** start Source data **
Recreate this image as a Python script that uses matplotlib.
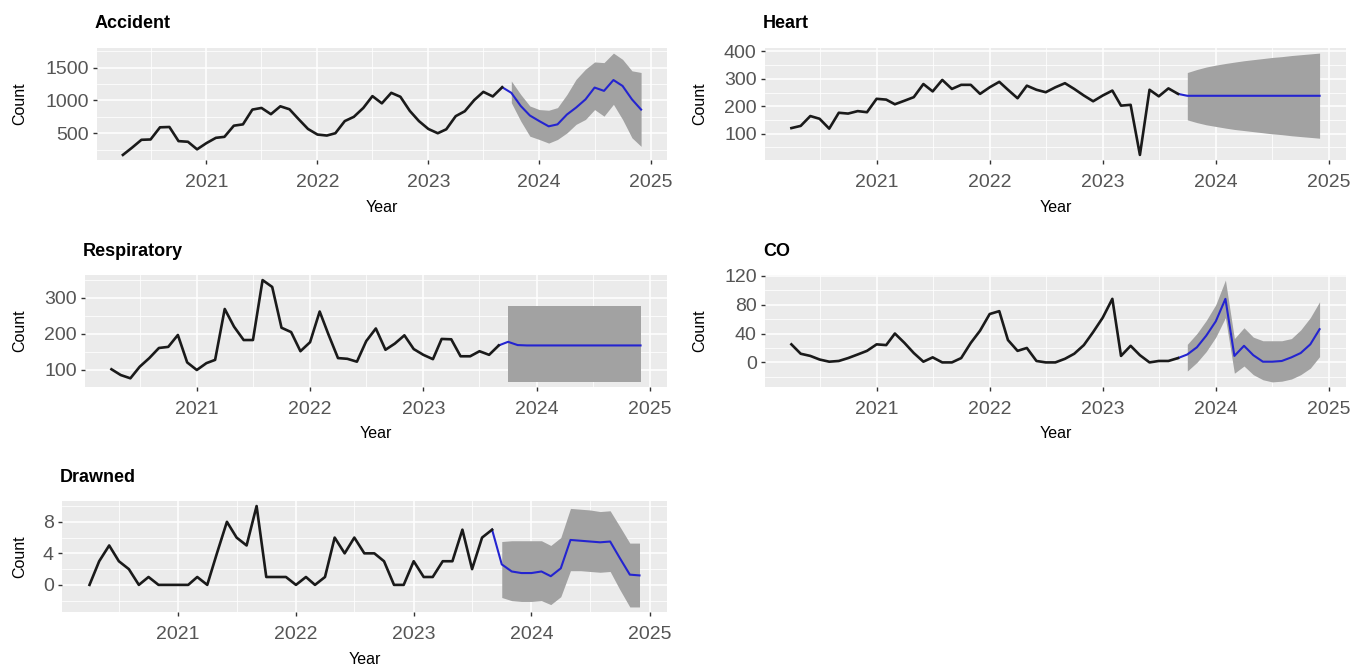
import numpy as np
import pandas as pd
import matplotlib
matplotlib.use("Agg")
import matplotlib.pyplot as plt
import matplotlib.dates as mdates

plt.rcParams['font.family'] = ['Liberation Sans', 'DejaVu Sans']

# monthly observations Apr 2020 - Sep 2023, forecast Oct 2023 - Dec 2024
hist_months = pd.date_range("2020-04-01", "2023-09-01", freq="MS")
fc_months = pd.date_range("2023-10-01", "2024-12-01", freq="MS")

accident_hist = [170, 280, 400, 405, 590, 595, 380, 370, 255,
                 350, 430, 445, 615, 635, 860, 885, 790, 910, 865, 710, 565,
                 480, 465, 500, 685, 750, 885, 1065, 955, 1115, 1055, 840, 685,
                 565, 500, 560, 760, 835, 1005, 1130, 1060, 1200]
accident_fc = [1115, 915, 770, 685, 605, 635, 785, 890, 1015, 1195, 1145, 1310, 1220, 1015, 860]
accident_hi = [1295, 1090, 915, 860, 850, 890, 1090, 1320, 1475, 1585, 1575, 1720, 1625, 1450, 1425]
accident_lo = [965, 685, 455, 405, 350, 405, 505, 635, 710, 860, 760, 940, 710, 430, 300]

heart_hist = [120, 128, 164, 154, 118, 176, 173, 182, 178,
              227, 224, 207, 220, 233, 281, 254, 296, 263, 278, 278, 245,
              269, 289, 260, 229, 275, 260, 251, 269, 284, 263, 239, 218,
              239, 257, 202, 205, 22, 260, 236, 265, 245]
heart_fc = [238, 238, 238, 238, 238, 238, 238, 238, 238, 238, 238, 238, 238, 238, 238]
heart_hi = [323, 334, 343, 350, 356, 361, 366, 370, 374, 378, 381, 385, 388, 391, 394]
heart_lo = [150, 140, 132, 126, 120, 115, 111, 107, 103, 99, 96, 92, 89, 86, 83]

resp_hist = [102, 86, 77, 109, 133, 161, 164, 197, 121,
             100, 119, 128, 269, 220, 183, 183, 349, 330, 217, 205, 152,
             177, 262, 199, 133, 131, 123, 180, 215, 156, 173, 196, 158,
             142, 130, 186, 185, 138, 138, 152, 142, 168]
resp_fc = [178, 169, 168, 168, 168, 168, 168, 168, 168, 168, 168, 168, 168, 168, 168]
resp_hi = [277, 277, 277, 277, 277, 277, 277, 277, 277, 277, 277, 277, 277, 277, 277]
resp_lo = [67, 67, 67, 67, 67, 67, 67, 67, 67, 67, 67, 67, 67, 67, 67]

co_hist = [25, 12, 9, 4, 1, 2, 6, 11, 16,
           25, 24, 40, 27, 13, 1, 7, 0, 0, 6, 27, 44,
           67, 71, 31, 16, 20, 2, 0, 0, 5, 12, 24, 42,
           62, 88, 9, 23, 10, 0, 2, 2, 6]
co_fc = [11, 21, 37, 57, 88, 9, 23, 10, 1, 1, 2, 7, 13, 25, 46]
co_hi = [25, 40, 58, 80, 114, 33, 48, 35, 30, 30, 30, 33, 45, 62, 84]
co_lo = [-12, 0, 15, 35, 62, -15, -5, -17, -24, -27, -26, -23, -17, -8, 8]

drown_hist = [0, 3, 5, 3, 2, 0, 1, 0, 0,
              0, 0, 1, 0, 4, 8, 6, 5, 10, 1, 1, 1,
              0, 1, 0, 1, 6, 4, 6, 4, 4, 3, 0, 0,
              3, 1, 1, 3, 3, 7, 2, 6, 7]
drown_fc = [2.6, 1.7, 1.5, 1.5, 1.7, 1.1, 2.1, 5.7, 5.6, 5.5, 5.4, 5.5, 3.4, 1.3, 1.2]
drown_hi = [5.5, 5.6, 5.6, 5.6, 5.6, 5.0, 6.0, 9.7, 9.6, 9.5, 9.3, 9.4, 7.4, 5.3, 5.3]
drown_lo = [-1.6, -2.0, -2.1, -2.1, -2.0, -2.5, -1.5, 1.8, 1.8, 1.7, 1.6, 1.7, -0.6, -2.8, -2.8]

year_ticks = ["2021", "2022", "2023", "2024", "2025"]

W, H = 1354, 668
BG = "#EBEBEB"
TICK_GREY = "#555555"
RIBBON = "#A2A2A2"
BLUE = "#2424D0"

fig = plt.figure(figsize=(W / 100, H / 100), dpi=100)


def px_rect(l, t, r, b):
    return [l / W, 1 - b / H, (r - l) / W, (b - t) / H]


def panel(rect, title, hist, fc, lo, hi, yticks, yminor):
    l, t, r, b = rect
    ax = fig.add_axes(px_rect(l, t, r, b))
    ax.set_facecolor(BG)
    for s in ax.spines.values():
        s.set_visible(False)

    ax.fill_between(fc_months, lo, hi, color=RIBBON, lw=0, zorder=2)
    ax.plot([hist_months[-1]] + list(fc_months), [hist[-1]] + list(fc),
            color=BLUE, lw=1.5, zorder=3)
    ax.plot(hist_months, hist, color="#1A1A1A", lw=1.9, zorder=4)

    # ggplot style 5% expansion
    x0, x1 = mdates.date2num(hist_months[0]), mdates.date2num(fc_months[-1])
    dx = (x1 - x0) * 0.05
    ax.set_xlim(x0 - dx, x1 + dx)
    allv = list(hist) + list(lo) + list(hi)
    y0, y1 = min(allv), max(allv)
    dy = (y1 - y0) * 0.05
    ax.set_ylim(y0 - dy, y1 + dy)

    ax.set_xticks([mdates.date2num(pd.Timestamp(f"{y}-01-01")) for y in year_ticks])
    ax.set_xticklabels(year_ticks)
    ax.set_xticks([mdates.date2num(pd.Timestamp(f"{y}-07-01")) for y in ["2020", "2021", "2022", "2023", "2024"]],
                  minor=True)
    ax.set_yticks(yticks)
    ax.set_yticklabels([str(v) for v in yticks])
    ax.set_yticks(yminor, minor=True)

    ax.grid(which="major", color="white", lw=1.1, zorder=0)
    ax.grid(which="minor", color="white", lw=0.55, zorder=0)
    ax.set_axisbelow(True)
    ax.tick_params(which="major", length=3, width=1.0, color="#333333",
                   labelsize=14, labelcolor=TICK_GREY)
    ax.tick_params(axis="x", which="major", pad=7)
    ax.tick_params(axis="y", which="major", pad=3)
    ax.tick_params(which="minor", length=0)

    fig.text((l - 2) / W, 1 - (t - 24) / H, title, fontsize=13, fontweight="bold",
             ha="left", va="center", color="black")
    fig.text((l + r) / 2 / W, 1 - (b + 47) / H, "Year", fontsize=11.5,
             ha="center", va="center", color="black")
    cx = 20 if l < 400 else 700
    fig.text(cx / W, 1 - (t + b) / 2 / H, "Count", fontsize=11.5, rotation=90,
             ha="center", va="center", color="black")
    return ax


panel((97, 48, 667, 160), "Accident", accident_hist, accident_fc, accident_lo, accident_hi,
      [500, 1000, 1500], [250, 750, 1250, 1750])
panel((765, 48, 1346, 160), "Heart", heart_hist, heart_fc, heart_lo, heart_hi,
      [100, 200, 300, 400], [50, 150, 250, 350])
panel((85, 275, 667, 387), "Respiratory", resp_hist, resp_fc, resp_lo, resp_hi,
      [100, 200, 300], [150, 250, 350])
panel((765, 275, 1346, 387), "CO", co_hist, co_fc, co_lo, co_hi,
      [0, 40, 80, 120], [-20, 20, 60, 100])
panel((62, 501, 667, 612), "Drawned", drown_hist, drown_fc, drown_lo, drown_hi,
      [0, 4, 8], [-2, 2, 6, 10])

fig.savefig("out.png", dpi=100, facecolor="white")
** end Source data **
Leave the pictures out and please restate exactly the lines running from the start of the material through the one with "710, 430, 300]".

Recreate this image as a Python script that uses matplotlib.
import numpy as np
import pandas as pd
import matplotlib
matplotlib.use("Agg")
import matplotlib.pyplot as plt
import matplotlib.dates as mdates

plt.rcParams['font.family'] = ['Liberation Sans', 'DejaVu Sans']

# monthly observations Apr 2020 - Sep 2023, forecast Oct 2023 - Dec 2024
hist_months = pd.date_range("2020-04-01", "2023-09-01", freq="MS")
fc_months = pd.date_range("2023-10-01", "2024-12-01", freq="MS")

accident_hist = [170, 280, 400, 405, 590, 595, 380, 370, 255,
                 350, 430, 445, 615, 635, 860, 885, 790, 910, 865, 710, 565,
                 480, 465, 500, 685, 750, 885, 1065, 955, 1115, 1055, 840, 685,
                 565, 500, 560, 760, 835, 1005, 1130, 1060, 1200]
accident_fc = [1115, 915, 770, 685, 605, 635, 785, 890, 1015, 1195, 1145, 1310, 1220, 1015, 860]
accident_hi = [1295, 1090, 915, 860, 850, 890, 1090, 1320, 1475, 1585, 1575, 1720, 1625, 1450, 1425]
accident_lo = [965, 685, 455, 405, 350, 405, 505, 635, 710, 860, 760, 940, 710, 430, 300]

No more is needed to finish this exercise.